Pourtant cette première
thèse sera vite confrontée aux Sophistes, car, comme dans le Gulliver de
Swift, seul le langage permet de faire être ce qui n'est pas.
b) Platon faisait du langage le lieu d'un accès à l'être lui-même,
et
notamment à ce monde intelligible porteur de la vraie réalité : et c'est
justement au nom de cette faculté à porter du général, des classes d'objets
plutôt que des objets (bref: des concepts) que Bergson fera, lui, du langage
un obstacle.
Sédimenté par les habitudes utiles à la vie, le langage dégénère
en scientisme et nous détourne de la vie, qui est singularité, mouvement et
durée : c'est alors dans la mesure même où le langage est utile à
la
connaissance qu'il manque l'essentiel, la vie.

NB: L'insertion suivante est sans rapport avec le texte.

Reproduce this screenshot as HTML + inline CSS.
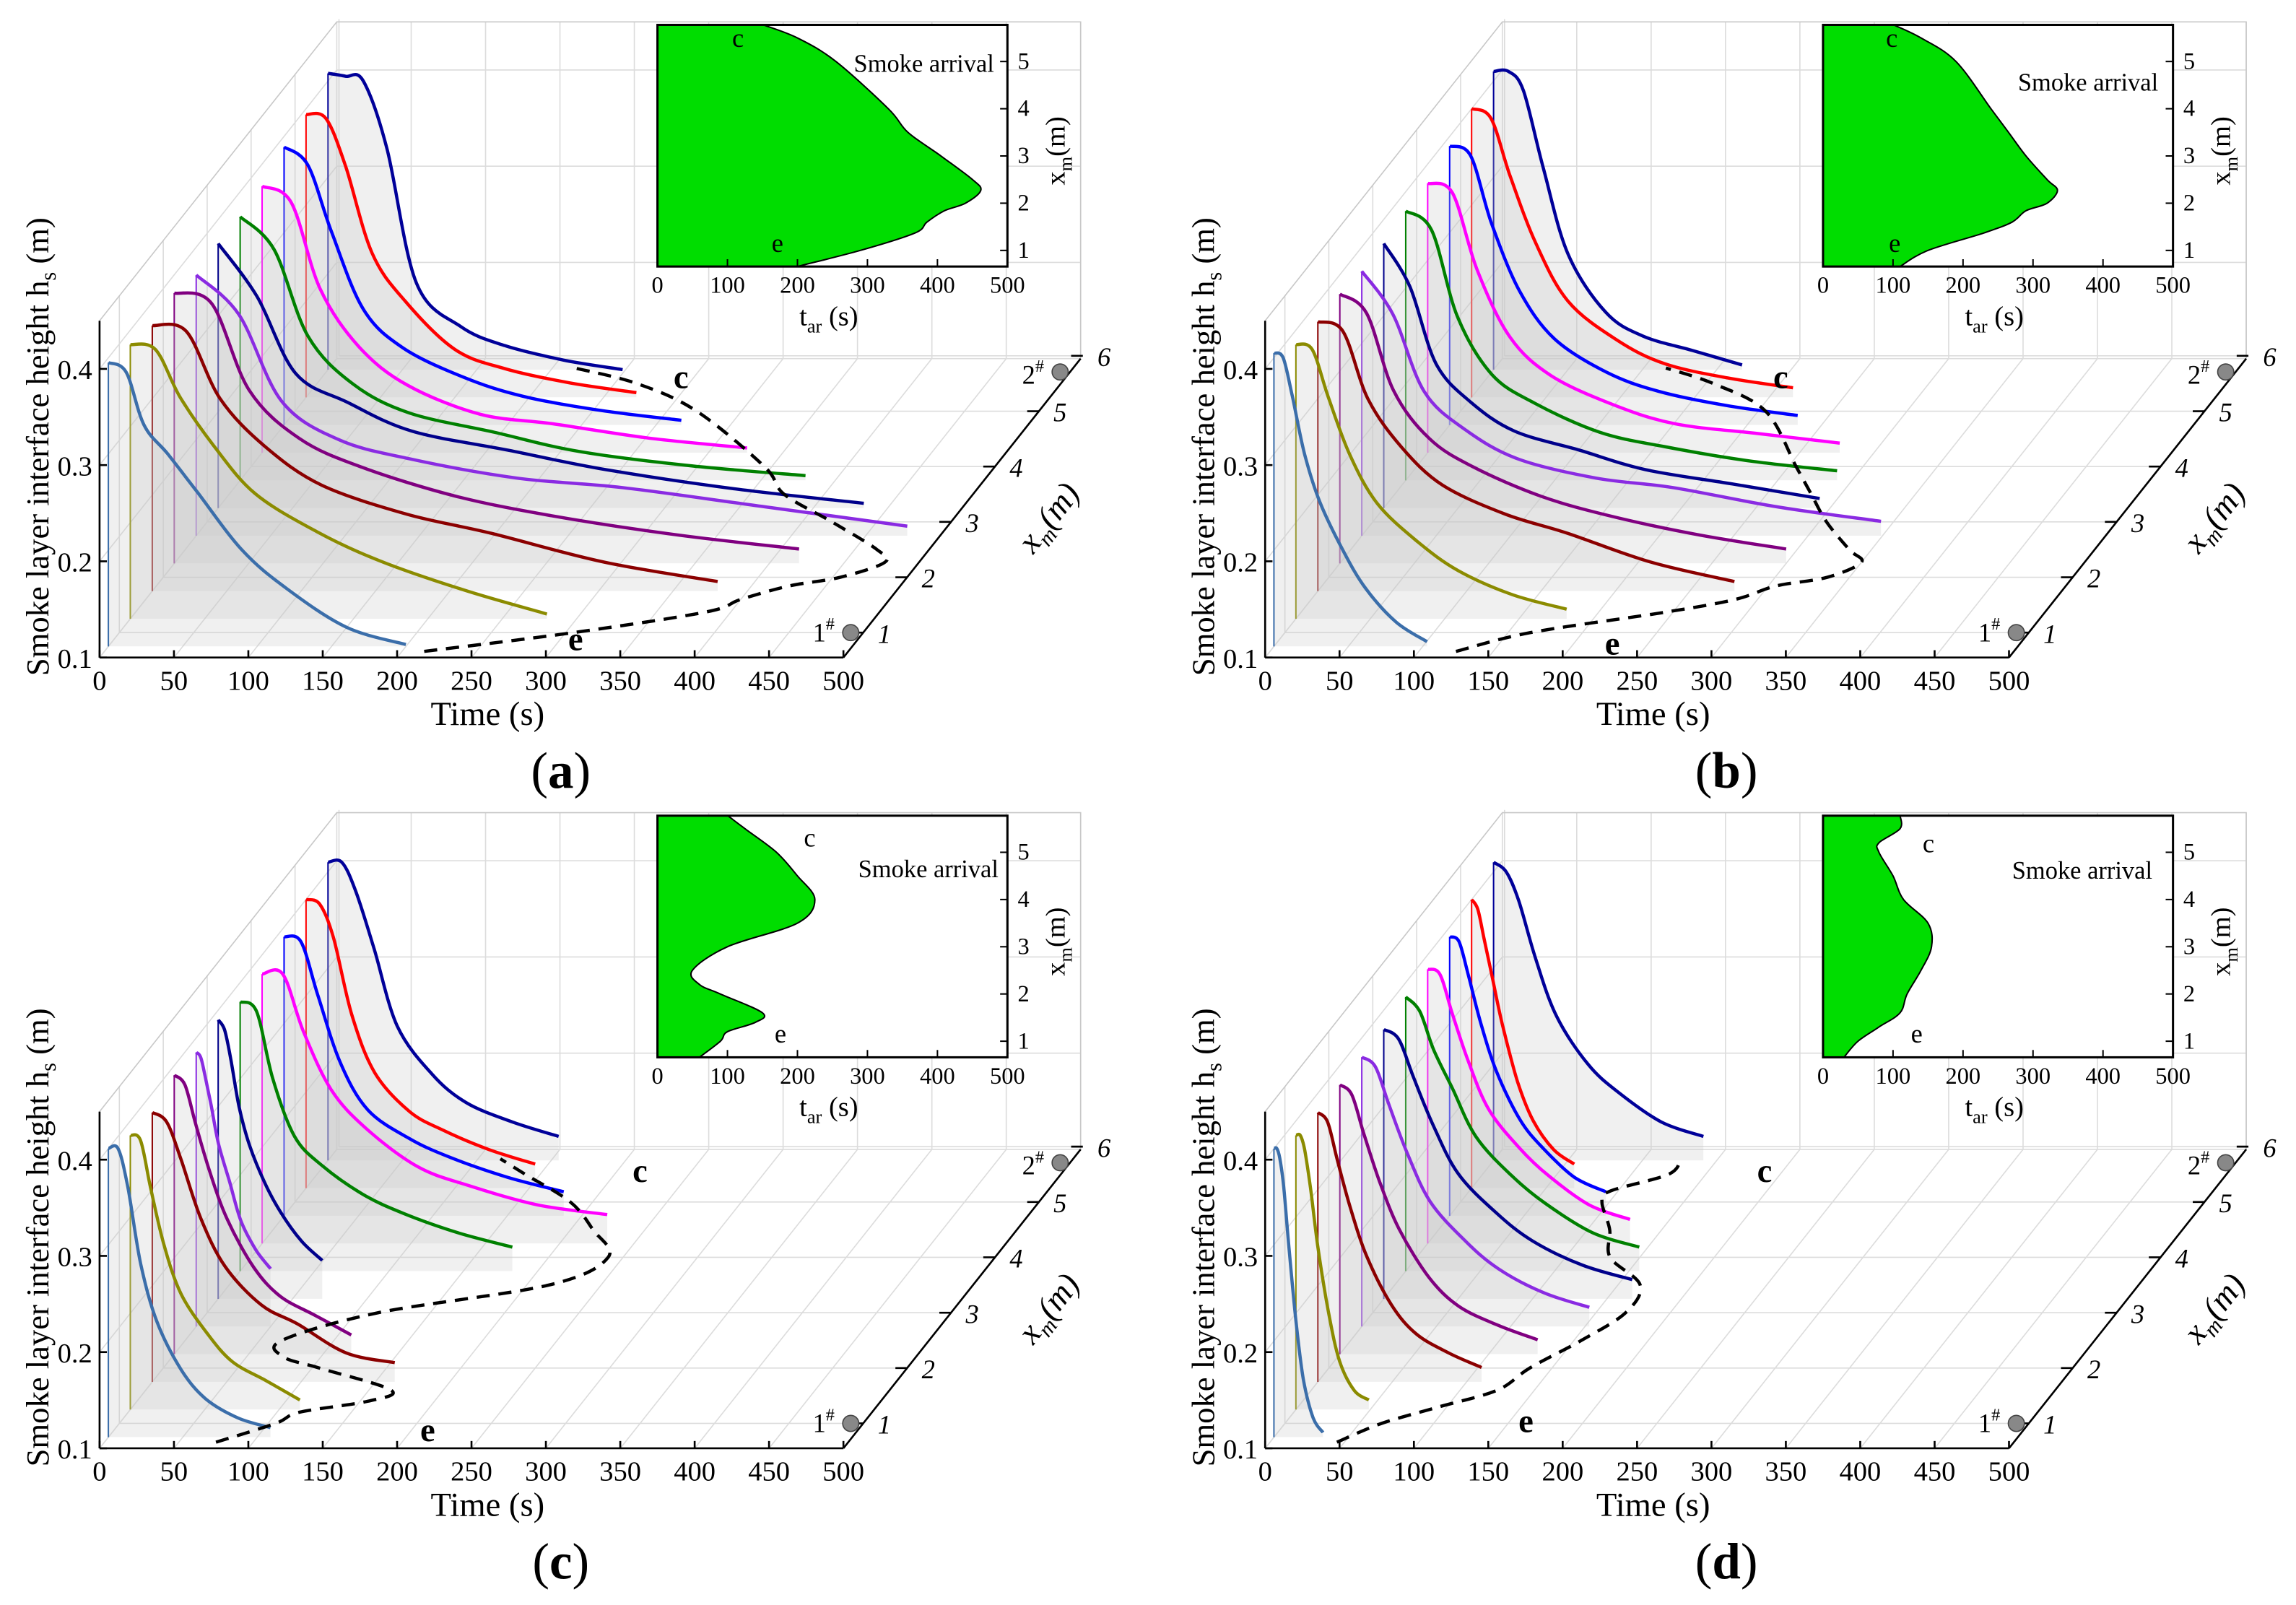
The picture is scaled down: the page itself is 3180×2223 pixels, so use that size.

Il faut alors s'entendre sur ce
que le mot
« connaissance » recouvre : le langage permet une connaissance
théorique (chacun voit ce que
je veux dire, sans avoir besoin de le voir,
quand
je dis le mot « fille » ), mais manque en même temps l'appréhension
du réel concret (à quelle fille puis-je bien penser en disant le mot
« fille » ?)
II -Le piège du langage
a) Ainsi peut-on dénoncer, dans le prolongement de l'optique
bergsonienne, le langage comme porteur d'une vision du monde et de
conditions de connaissance qui doivent être rejetées.
C'est bien le sentiment
de Nietzsche, qui dénonce dans le langage l'incarnation d'une vaine
croyance en un arrière-monde (voir le texte
n° 4 à ce sujet).
Le langage est
pour lui à ce point l'héritier d'une conception platonisante du réel qu'il en
vient à se méfier de ses rets : le philosophe est
« pris dans les filets du
langage» (§ 118 du Livre du philosophe).
Dans cette première direction, le
langage se présente bel et bien comme un obstacle.
b)
On peut aussi penser le danger du langage dans une autre direction,
qui est celle de l'usage.
Dans sa Seconde Méditation, Descartes, lancé dans
une analogie
entre le morceau de cire et autrui, s'arrête un instant sur ses
mots :
«car encore que sans parler je considère tout cela en moi-même, les
paroles toutefois m'arrêtent, et
je suis presque trompé par les termes du
langage ordinaire ; car nous disons que nous voyons la même cire,
si on
nous la présente, et non pas que nous jugeons que c'est la même, de ce
qu'elle a même couleur et même
figure».
Ce sont ici les métaphores du
langage courant qui sont en cause, et qui nous trompent au lieu des sens.